Goosby winner of prestigious scholarship
Randall Goosby, who just completed his first year at The Juilliard School in New York City, won the 2009 Conservatory Competition at Music in the Mountains. He plays the circa 1600 Maggini "Maggie" violin on loan from the Stradivarius Society.

On Saturday, Music in the Mountains concertgoers heard the winner of the conservatory’s Concerto Competition performing with the Festival Orchestra.

But I, for one, always start thinking about previous winners, as just by chance I happen to know about one, Randall Goosby, who won in 2009 at the tender age of 13.

His father, Ralph, sent me an email after running across a piece I wrote about his son at the time. (And they say newspapers just end up in the recycling bin.)

Goosby continued studying with Philippe Quint – who just happens to have been the soloist at Music in the Mountains on Sunday – until 2011, when he attended the Perlman Summer Music Program - yes, as in virtuoso Itzhak – on Shelter Island, New York. It’s seven intense weeks with only the most gifted string students.

Not only did Goosby find the camp inspiring, it led to his being accepted into The Juilliard School’s Pre-College Program that fall, when he began studies with Perlman himself.
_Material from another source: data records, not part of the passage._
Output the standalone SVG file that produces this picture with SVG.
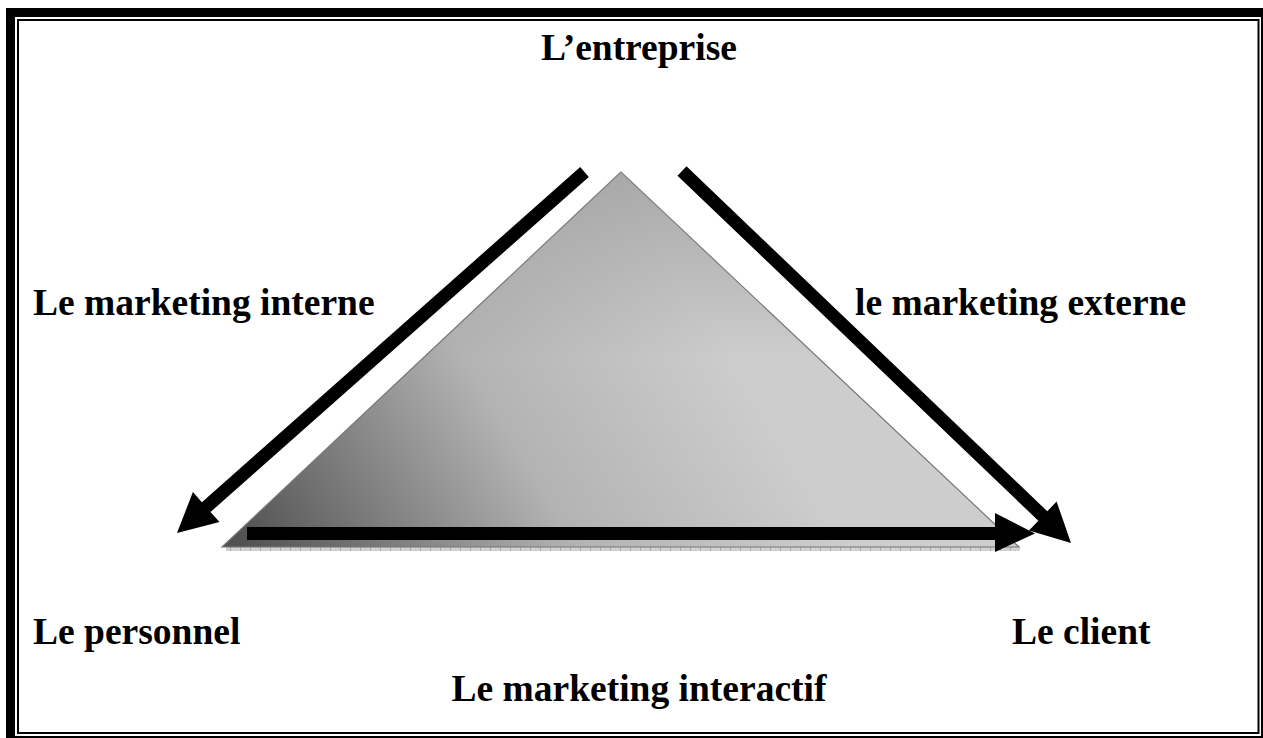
<svg xmlns="http://www.w3.org/2000/svg" width="1263" height="738" viewBox="0 0 1263 738">
  <style>
    .lbl { font-family: "Liberation Serif", "Times New Roman", serif; font-weight: bold; font-size: 37.5px; fill: #000; }
    .arrow { fill: #000; }
  </style>
  <defs>
    <linearGradient id="triFill" gradientUnits="userSpaceOnUse" x1="260" y1="570" x2="700" y2="300">
      <stop offset="0" stop-color="#525252"/>
      <stop offset="0.55" stop-color="#b3b3b3"/>
      <stop offset="1" stop-color="#cdcdcd"/>
    </linearGradient>
    <linearGradient id="apexShade" gradientUnits="userSpaceOnUse" x1="0" y1="172" x2="0" y2="360">
      <stop offset="0" stop-color="#8f8f8f" stop-opacity="0.6"/>
      <stop offset="1" stop-color="#8f8f8f" stop-opacity="0"/>
    </linearGradient>
    <pattern id="hatch" patternUnits="userSpaceOnUse" width="10" height="4">
      <rect width="10" height="4" fill="#d2d2d2"/>
      <rect x="0" y="0" width="1" height="4" fill="#a8a8a8"/>
      <rect x="5" y="2" width="1" height="2" fill="#bcbcbc"/>
    </pattern>
  </defs>

  <rect width="1263" height="738" fill="#fff"/>

  <g id="frame">
    <rect x="6" y="8" width="1257" height="9" fill="#000"/>
    <rect x="6" y="8" width="9" height="730" fill="#000"/>
    <rect x="1261" y="8" width="2" height="730" fill="#000"/>
    <rect x="6" y="736" width="1257" height="2" fill="#000"/>
    <rect x="18" y="20" width="1240.5" height="713" fill="none" stroke="#000" stroke-width="2"/>
  </g>

  <g id="triangle">
    <rect x="226" y="547" width="794" height="4" fill="url(#hatch)"/>
    <polygon points="621,172 222,547 1019,547" fill="url(#triFill)" stroke="#777" stroke-width="1.2"/>
    <polygon points="621,172 222,547 1019,547" fill="url(#apexShade)"/>
  </g>

  <g id="connectors">
    <polygon class="arrow" points="580.2,167.1 201.9,502.2 192.9,492.1 177,533 219.5,522.1 210.5,512 588.8,176.9"/>
    <polygon class="arrow" points="686.5,166.3 1047.3,511.3 1056.6,501.5 1071,543 1029,530.5 1038.3,520.7 677.5,175.7"/>
    <polygon class="arrow" points="247,527 995,527 995,513 1035,533.5 995,552 995,540 247,540"/>
  </g>

  <g id="entreprise"><text class="lbl" x="639" y="60" text-anchor="middle">L’entreprise</text></g>
  <g id="interne"><text class="lbl" x="33" y="315">Le marketing interne</text></g>
  <g id="externe"><text class="lbl" x="855" y="315">le marketing externe</text></g>
  <g id="personnel"><text class="lbl" x="33" y="644">Le personnel</text></g>
  <g id="client"><text class="lbl" x="1012" y="644">Le client</text></g>
  <g id="interactif"><text class="lbl" x="639" y="701" text-anchor="middle">Le marketing interactif</text></g>
</svg>
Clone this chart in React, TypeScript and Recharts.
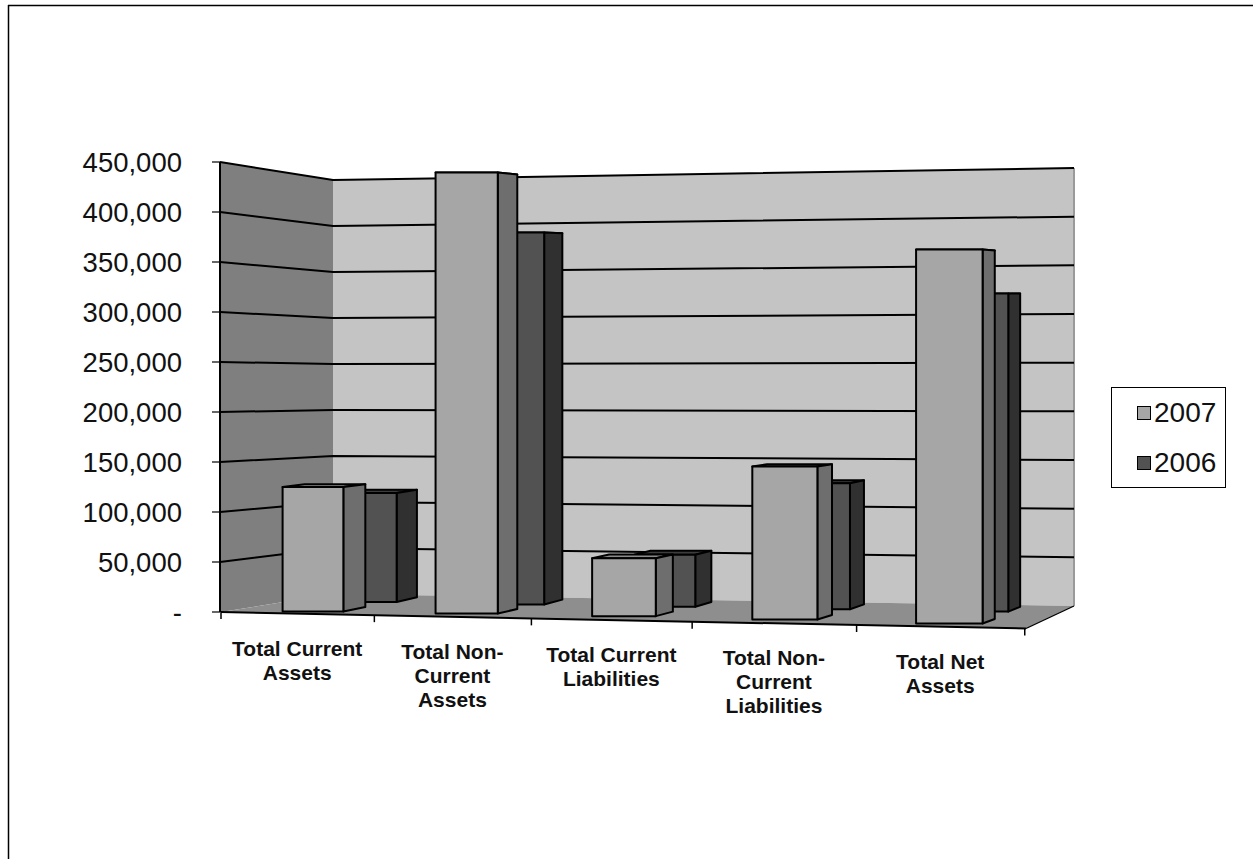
import {Bar, BarChart, CartesianGrid, Legend, XAxis, YAxis} from 'recharts';

const categories = [
    'Total Current\nAssets',
    'Total Non-\nCurrent\nAssets',
    'Total Current\nLiabilities',
    'Total Non-\nCurrent\nLiabilities',
    'Total Net\nAssets',
];
const values2007 = [124500, 441000, 58000, 153000, 374000];
const values2006 = [109000, 372000, 52000, 126000, 318000];
const yTicks = [0, 50000, 100000, 150000, 200000, 250000, 300000, 350000, 400000, 450000];

const data = categories.map((name, i) => ({name, y2007: values2007[i], y2006: values2006[i]}));

const WIDTH = 1253;
const HEIGHT = 859;
const PLOT_LEFT = 220;
const PLOT_TOP = 162;
const PLOT_RIGHT = 1027;
const PLOT_BOTTOM = 612;
const BAND = (PLOT_RIGHT - PLOT_LEFT) / categories.length;
const BAR_SIZE = BAND * 0.4;
const FONT = '"Liberation Sans", Arial, sans-serif';

// the chart is a tilted 3D one, so flat library positions get bent onto the floor
const frontX = (u: number) => 221 + 151.5 * u + 1.85 * u * u;
const frontY = (x: number) => 612 + (x - 221) * 16.5 / 805;
const toBand = (x: number) => (x - PLOT_LEFT) / BAND;

const look2007 = {
    x: [237.8, 150.1, 1.8], base: [611.03, 1.47, 0.33], depth: [22.7, -2.45], rise: 4.5,
    front: '#a6a6a6', side: '#6e6e6e', top: '#8c8c8c',
};
const look2006 = {
    x: [295.9, 143.2, 1.8], base: [601.3, 2.4, 0], depth: [20.9, -2.1], rise: 4.8,
    front: '#525252', side: '#303030', top: '#3c3c3c',
};

const quad = (c: number[], u: number) => c[0] + c[1] * u + c[2] * u * u;

function Bar3D(props: any, look: typeof look2007) {
    const {x, width, height} = props;
    const u = toBand(x);
    const left = quad(look.x, u);
    const right = quad(look.x, toBand(x + width));
    const base = quad(look.base, u);
    const top = base - height;
    const dx = look.depth[0] + look.depth[1] * u;
    const backBase = base - look.rise;
    const backTop = backBase - height * 0.985;
    const line = {stroke: '#000', strokeWidth: 2, strokeLinejoin: 'round' as const};
    return (
        <g>
            <polygon points={`${left},${top} ${left + dx},${backTop} ${right + dx},${backTop} ${right},${top}`}
                     fill={look.top} {...line}/>
            <polygon points={`${right},${top} ${right + dx},${backTop} ${right + dx},${backBase} ${right},${base}`}
                     fill={look.side} {...line}/>
            <rect x={left} y={top} width={right - left} height={base - top} fill={look.front} {...line}/>
        </g>
    );
}

// wall line follows the value through the left wall corner and on to the right edge
function WallLine(props: any) {
    const t = (PLOT_BOTTOM - props.y1) / (PLOT_BOTTOM - PLOT_TOP);
    if (t < 0.01) return <g key={props.key}/>;
    const points = `${PLOT_LEFT},${PLOT_BOTTOM - 450 * t} 333,${594 - 414 * t} 1074,${606 - 438 * t}`;
    return <polyline key={props.key} points={points} fill="none" stroke="#000" strokeWidth={2}/>;
}

function CategoryTick(props: any) {
    const {x, payload, index} = props;
    const u = toBand(x);
    const lines = String(payload.value).split('\n');
    const cx = frontX(u);
    const firstY = frontY(cx) + 35;
    const marks = index === categories.length - 1 ? [u - 0.5, u + 0.5] : [u - 0.5];
    return (
        <g>
            {marks.map((m) => {
                const mx = frontX(m);
                return <line key={m} x1={mx} x2={mx} y1={frontY(mx)} y2={frontY(mx) + 7} stroke="#000" strokeWidth={1.5}/>;
            })}
            {lines.map((l, i) => (
                <text key={l} x={cx} y={firstY + i * 24 + 7} textAnchor="middle" fontFamily={FONT}
                      fontWeight="bold" fontSize={21} fill="#111">{l}</text>
            ))}
        </g>
    );
}

function LegendBox({payload}: any) {
    const items = [...(payload ?? [])].sort((a, b) => String(b.value).localeCompare(String(a.value)));
    return (
        <div style={{width: 115, height: 101, boxSizing: 'border-box', border: '1px solid #000', background: '#fff',
            display: 'flex', flexDirection: 'column', justifyContent: 'center', gap: 21, paddingLeft: 25}}>
            {items.map((it) => (
                <div key={it.value} style={{display: 'flex', alignItems: 'center', height: 29}}>
                    <span style={{width: 12, height: 12, border: '1.5px solid #000', background: it.color, marginRight: 3}}/>
                    <span style={{fontFamily: FONT, fontSize: 28, color: '#111', lineHeight: '29px'}}>{it.value}</span>
                </div>
            ))}
        </div>
    );
}

function Walls() {
    return (
        <svg width={WIDTH} height={HEIGHT} style={{position: 'absolute', left: 0, top: 0}}>
            <line x1={8.5} y1={5} x2={8.5} y2={HEIGHT} stroke="#000" strokeWidth={1.5}/>
            <line x1={8} y1={5.5} x2={WIDTH} y2={5.5} stroke="#000" strokeWidth={1.5}/>
            <polygon points="220,162 333,180 333,594 221,612" fill="#7f7f7f"/>
            <polygon points="333,180 1074,168 1074,606 333,594" fill="#c4c4c4"/>
            <polygon points="221,612 333,594 1074,606 1026,628.5" fill="#8e8e8e"/>
            <line x1={1074} y1={168} x2={1074} y2={606} stroke="#9a9a9a" strokeWidth={2}/>
            <line x1={221} y1={612} x2={1026} y2={628.5} stroke="#000" strokeWidth={2}/>
            <line x1={1026} y1={628.5} x2={1074} y2={606} stroke="#000" strokeWidth={1.3}/>
        </svg>
    );
}

export default function App() {
    return (
        <div style={{position: 'absolute', left: 0, top: 0, width: WIDTH, height: HEIGHT, background: '#fff', overflow: 'hidden'}}>
            <Walls/>
            <div style={{position: 'absolute', left: 0, top: 0}}>
                <BarChart width={WIDTH} height={HEIGHT} data={data} barSize={BAR_SIZE} barGap={-BAR_SIZE}
                          margin={{top: PLOT_TOP, right: WIDTH - PLOT_RIGHT, left: 0, bottom: 0}}>
                    <CartesianGrid vertical={false} horizontal={WallLine} stroke="#000"/>
                    <XAxis dataKey="name" interval={0} height={HEIGHT - PLOT_BOTTOM} axisLine={false} tickLine={false}
                           tick={CategoryTick}/>
                    <YAxis width={PLOT_LEFT} domain={[0, 450000]} ticks={yTicks} interval={0} tickSize={8} tickMargin={30}
                           axisLine={{stroke: '#000', strokeWidth: 2}} tickLine={{stroke: '#000', strokeWidth: 1.2}}
                           tick={{fontSize: 27.5, fontFamily: FONT, fill: '#111'}}
                           tickFormatter={(v: number) => (v === 0 ? '-' : v.toLocaleString('en-US'))}/>
                    <Legend layout="horizontal" verticalAlign="middle" align="center" content={LegendBox}
                            wrapperStyle={{position: 'absolute', left: 1111, top: 387, width: 115, height: 101}}/>
                    <Bar dataKey="y2006" name="2006" fill={look2006.front} isAnimationActive={false}
                         shape={(p: any) => Bar3D(p, look2006)}/>
                    <Bar dataKey="y2007" name="2007" fill={look2007.front} isAnimationActive={false}
                         shape={(p: any) => Bar3D(p, look2007)}/>
                </BarChart>
            </div>
        </div>
    );
}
So for three years, he commuted to New York City from Tennessee every weekend, flying up on Friday night and returning Sunday. (Just thinking about it makes me want to take a nap.)

After graduating from high school in May 2014, Goosby matriculated at Juilliard as a full-time college student with the Class of 2018, where he has continued studying with Perlman and violinist Catherine Cho. He was one of just 19 undergraduate/graduate students to receive a prestigious Kovner Fellowship at the school last fall.
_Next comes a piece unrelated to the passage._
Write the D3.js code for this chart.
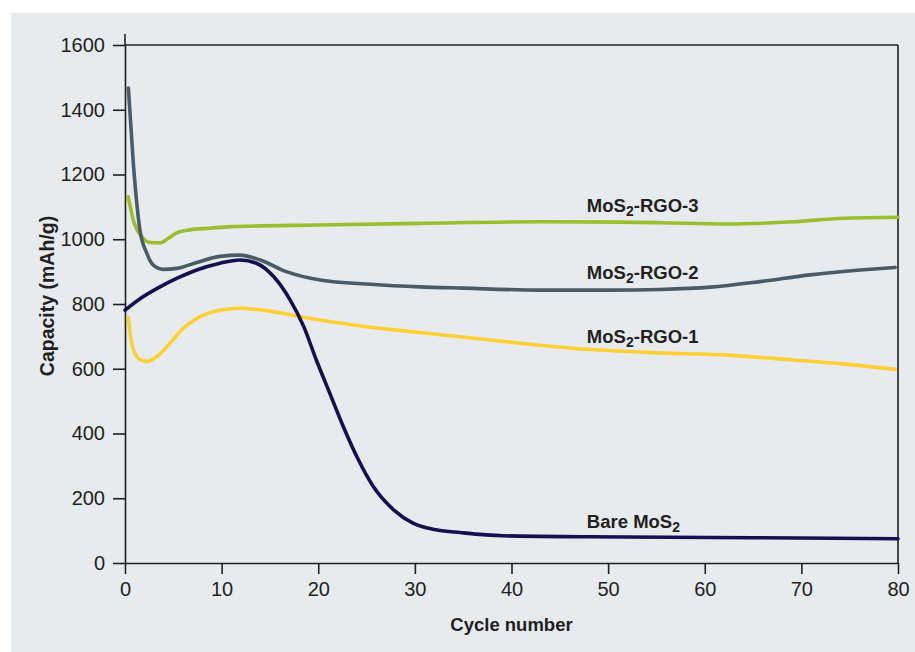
<!DOCTYPE html>
<html>
<head>
<meta charset="utf-8">
<script src="https://cdn.jsdelivr.net/npm/d3@7"></script>
<style>
  body { margin: 0; background: #ffffff; }
  svg { display: block; }
  .asse text { font-family: "Liberation Sans", Arial, sans-serif; font-size: 20px; fill: #231f20; }
  .asse path, .asse line { stroke: #231f20; stroke-width: 1.6; }
  .etichetta { font-family: "Liberation Sans", Arial, sans-serif; font-weight: bold; font-size: 18.5px; fill: #231f20; }
</style>
</head>
<body>
<script>
// dati: [ciclo, capacità mAh/g]
const rgo3 = [[0.34,1131],[0.86,1059],[1.73,1008],[2.59,990],[3.62,989],[4.49,1003],[5.35,1020],[6.73,1029],[8.8,1034],[10.9,1039],[20,1044],[30.5,1049],[43,1054],[51.2,1053],[55.4,1051],[62.3,1047],[69.2,1054],[74.3,1065],[80,1068]];
const rgo2 = [[0.35,1467],[0.86,1235],[1.55,1028],[2.25,957],[2.93,920],[3.96,907],[5.35,910],[7.42,928],[9.83,947],[11.9,951],[14,936],[16.7,900],[20.2,874],[25.4,861],[30.5,853],[35,849],[43,843],[50,843],[55.4,845],[60.6,852],[65.7,869],[70.9,890],[76.1,905],[79.7,913]];
const rgo1 = [[0.34,759],[0.69,679],[1.38,632],[2.25,622],[3.28,637],[4.66,679],[6.04,725],[7.76,761],[9.83,781],[11.9,787],[14.3,781],[18.1,761],[23.6,735],[28.8,717],[34.7,699],[40.9,679],[47.8,660],[55.4,649],[62.3,642],[69.2,627],[74.3,615],[79.7,598]];
const bare = [[0,781],[1.9,823],[3.62,853],[5.35,879],[7.42,905],[9.83,926],[11.9,936],[13.6,926],[15.4,884],[17.1,812],[18.5,730],[19.8,627],[21.2,524],[22.6,421],[24,328],[25.7,236],[27.8,164],[29.8,123],[32.3,102],[34.7,94],[39.1,84],[47.8,81],[65,78],[80,75]];

const tickX = [0, 10, 20, 30, 40, 50, 60, 70, 80];
const tickY = [0, 200, 400, 600, 800, 1000, 1200, 1400, 1600];

// etichette delle serie: nome, pedice, resto, posizione in unità dati
const etichette = [
  { pre: "MoS", sub: "2", post: "-RGO-3", ciclo: 47.8, cap: 1085 },
  { pre: "MoS", sub: "2", post: "-RGO-2", ciclo: 47.8, cap: 877 },
  { pre: "MoS", sub: "2", post: "-RGO-1", ciclo: 47.8, cap: 680 },
  { pre: "Bare MoS", sub: "2", post: "", ciclo: 47.8, cap: 107 }
];

const serie = [
  { dati: rgo3, colore: "#9cbe2e" },
  { dati: rgo2, colore: "#4a5a66" },
  { dati: rgo1, colore: "#fdd034" },
  { dati: bare, colore: "#180f50" }
];

const grafico = { sinistra: 125, destra: 898, alto: 45, basso: 563 };

let svg = d3.select("body").append("svg")
  .attr("width", 915)
  .attr("height", 652);

// sfondo grigio
svg.append("rect")
  .attr("x", 11).attr("y", 13)
  .attr("width", 904).attr("height", 639)
  .attr("fill", "#e7ebee");

let scalaX = d3.scaleLinear().domain([0, 80]).range([grafico.sinistra, grafico.destra]);
let scalaY = d3.scaleLinear().domain([0, 1600]).range([grafico.basso, grafico.alto]);

// cornice: lato alto e destro
svg.append("line")
  .attr("x1", scalaX(0)).attr("x2", scalaX(80))
  .attr("y1", scalaY(1600)).attr("y2", scalaY(1600))
  .attr("stroke", "#231f20").attr("stroke-width", 1.6);
svg.append("line")
  .attr("x1", scalaX(80)).attr("x2", scalaX(80))
  .attr("y1", scalaY(1600)).attr("y2", scalaY(0))
  .attr("stroke", "#231f20").attr("stroke-width", 1.6);
// asse sinistro che sporge sopra
svg.append("line")
  .attr("x1", scalaX(0)).attr("x2", scalaX(0))
  .attr("y1", scalaY(1600) - 11).attr("y2", scalaY(1600))
  .attr("stroke", "#231f20").attr("stroke-width", 1.6);

let asseX = d3.axisBottom(scalaX).tickValues(tickX).tickFormat(d3.format("d"))
  .tickSize(11).tickPadding(8).tickSizeOuter(0);
svg.append("g")
  .attr("class", "asse")
  .attr("transform", `translate(0,${grafico.basso})`)
  .call(asseX);

let asseY = d3.axisLeft(scalaY).tickValues(tickY).tickFormat(d3.format("d"))
  .tickSize(12).tickPadding(8).tickSizeOuter(0);
svg.append("g")
  .attr("class", "asse")
  .attr("transform", `translate(${grafico.sinistra},0)`)
  .call(asseY);

// linee
let linea = d3.line()
  .x(d => scalaX(d[0]))
  .y(d => scalaY(d[1]))
  .curve(d3.curveMonotoneX);

serie.forEach(s => {
  svg.append("path")
    .datum(s.dati)
    .attr("fill", "none")
    .attr("stroke", s.colore)
    .attr("stroke-width", 3.6)
    .attr("stroke-linecap", "round")
    .attr("stroke-linejoin", "round")
    .attr("d", linea);
});

// etichette
etichette.forEach(e => {
  let t = svg.append("text")
    .attr("class", "etichetta")
    .attr("x", scalaX(e.ciclo))
    .attr("y", scalaY(e.cap));
  t.append("tspan").text(e.pre);
  t.append("tspan").attr("dy", 4).attr("font-size", "14px").text(e.sub);
  if (e.post) t.append("tspan").attr("dy", -4).text(e.post);
});

// titoli assi
svg.append("text")
  .attr("class", "etichetta")
  .attr("text-anchor", "middle")
  .attr("x", (grafico.sinistra + grafico.destra) / 2)
  .attr("y", 631)
  .text("Cycle number");

svg.append("text")
  .attr("class", "etichetta")
  .attr("text-anchor", "middle")
  .attr("font-size", "19.5px")
  .style("font-size", "19.5px")
  .attr("transform", "translate(54,296) rotate(-90)")
  .text("Capacity (mAh/g)");
</script>
</body>
</html>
The young violinist has also been honored by the Stradivari Society as a Rising Star along with scads of other honors. The society loaned him his Giovanni Paolo Maggini violin “Maggie,” (made circa 1600) late in 2009. To a 13-year-old. (And they don’t loan those precious violins to just anyone.)

Quint, by the way, plays the 1708 “Ruby” Stradivarius on loan from the same society. You may recall – although I’m sure he would prefer that we didn’t! – that he left it in the back of a taxi in the Big Apple several years ago. Fortunately, Quint had an honest cabbie and got it back. Quint played a concert for a group of cab drivers in gratitude, which was a very cool response.
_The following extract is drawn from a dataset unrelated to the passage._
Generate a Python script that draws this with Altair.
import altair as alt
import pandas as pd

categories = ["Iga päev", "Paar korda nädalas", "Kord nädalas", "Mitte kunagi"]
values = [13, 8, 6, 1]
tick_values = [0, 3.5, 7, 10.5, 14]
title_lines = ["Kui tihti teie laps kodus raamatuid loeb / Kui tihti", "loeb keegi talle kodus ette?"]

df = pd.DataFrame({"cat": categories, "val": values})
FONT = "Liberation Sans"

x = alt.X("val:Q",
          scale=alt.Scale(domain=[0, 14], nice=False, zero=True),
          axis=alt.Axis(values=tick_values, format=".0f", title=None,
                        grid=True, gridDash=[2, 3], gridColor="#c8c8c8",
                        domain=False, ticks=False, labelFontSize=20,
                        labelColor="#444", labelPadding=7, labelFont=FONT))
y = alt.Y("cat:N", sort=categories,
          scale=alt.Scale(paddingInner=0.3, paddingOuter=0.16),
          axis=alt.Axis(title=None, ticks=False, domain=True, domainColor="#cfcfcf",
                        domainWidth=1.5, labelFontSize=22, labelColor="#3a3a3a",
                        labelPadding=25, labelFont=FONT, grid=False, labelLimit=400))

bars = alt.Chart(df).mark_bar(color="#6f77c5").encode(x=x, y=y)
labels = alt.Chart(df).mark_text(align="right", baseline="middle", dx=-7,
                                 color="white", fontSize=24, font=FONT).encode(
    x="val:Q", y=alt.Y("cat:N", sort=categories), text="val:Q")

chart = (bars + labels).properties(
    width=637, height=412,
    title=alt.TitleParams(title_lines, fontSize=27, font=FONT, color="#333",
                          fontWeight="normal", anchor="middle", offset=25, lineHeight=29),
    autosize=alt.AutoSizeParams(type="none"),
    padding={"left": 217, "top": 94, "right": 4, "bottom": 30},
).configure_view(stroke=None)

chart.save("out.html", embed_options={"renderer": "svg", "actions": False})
Anyway, six years later, it looks like my headline of that article in 2009 was prescient: “Violinist’s future will be bright one.”

Ralph Goosby sent me a couple of links to an interview and performance with Randall on KATV in Little Rock, Arkansas, where the prodigy, as they so correctly billed him, was getting set to solo with the Arkansas Symphony in January. In another connection to Durango, the symphony’s music director is Philip Mann, who graduated from Durango High School and became a Rhodes Scholar before beginning his conducting career. Mann, the son of Durangoan Rochelle Mann, was off, and a guest conductor had the baton, but still, small world, isn’t it?

So here are some fun looks for those of you who would like to see the young teenager turned into a young man: www.katv.com/clip/11086604/interview-with-violin-prodigy-randall-goosby and www.katv.com/clip/11086618/violin-prodigy-randall-goosby-performs-live. And if you want proof I really did predict a bright future, here’s a link to the story I wrote six years ago: www.durangoherald.com/apps/pbcs.dll/article?AID=/20090805/COLUMNISTS03/308059956/0/SEARCH/Violinists-future-will-be-bright-one.

Wouldn’t it be fun to have Goosby back as a guest artist with the Music in the Mountains Festival Orchestra? Just a thought, hint, hint.